The next day, comfortable in the fantasy that I would write a novel about Dell-Dell, and thinking about his life instead of my own, I returned to work as if nothing had happened. In time I found it easier to work for this supervisor because in my heart I had already killed the son-of-a-bitch and gotten away with it. I even learned to laugh at the incident, and later on would entertain fellow employees by relating the dozens of cruel and bizarre ways in which I had dreamed of murdering the fellow. Meanwhile, Dell-Dell and his magical story developed and grew in my mind.
A couple of years later, I began writing the novel – or, more correctly, making notes for writing it – by scribbling down a number of literary allusions and references that I would use in it. Thus I chose as my hero’s surname, Greene, doing so because I intended to give to the story what I considered a Graham Greene-like tone or texture, plus it would be filled with moral ambiguities. And for a bit of private amusement, I had my hero ultimately rise to become a senior partner in a law firm named, needless to say, Graham, Greene, & Company. The tale would begin with my hero, now in his middle fifties, suddenly remembering the murder and the magical circumstances that saved him from a life in an institution for the criminally insane.

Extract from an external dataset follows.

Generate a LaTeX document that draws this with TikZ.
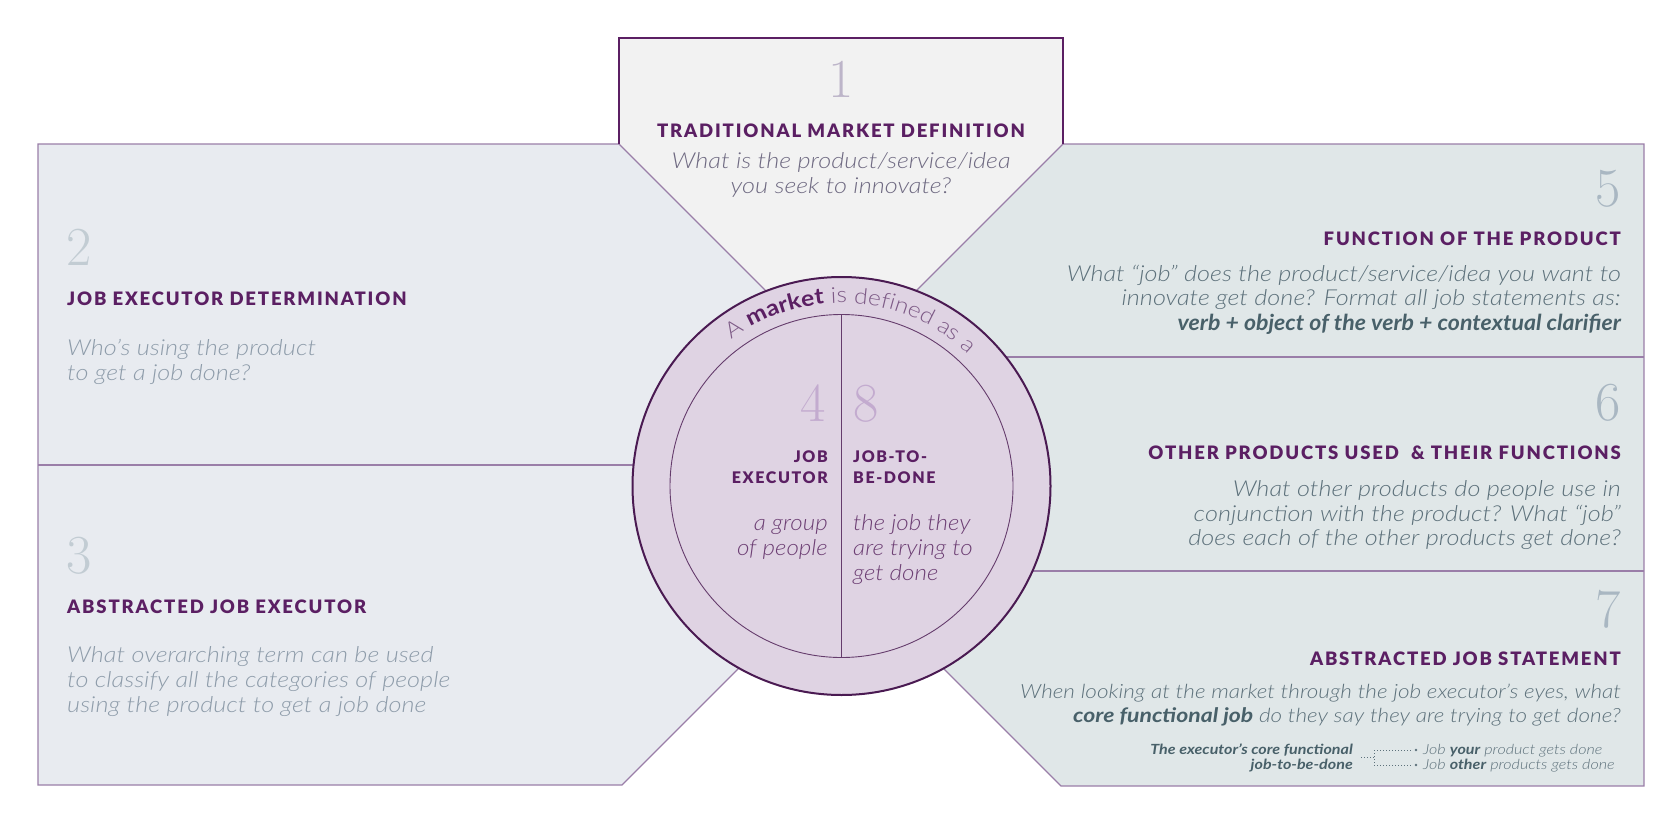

Please take my Dell-Dell. All I ask is that he remain a young man of who grew up in Jamaica and who momentarily lost his way in Canada. And let his survival be somehow magical.
A note from the writer to the reader: The above represents the initial portion of a planned work wherein I intend to offer a busload of delightful characters, all eager to do your bidding. Just don’t hold your breath while you await their arrival.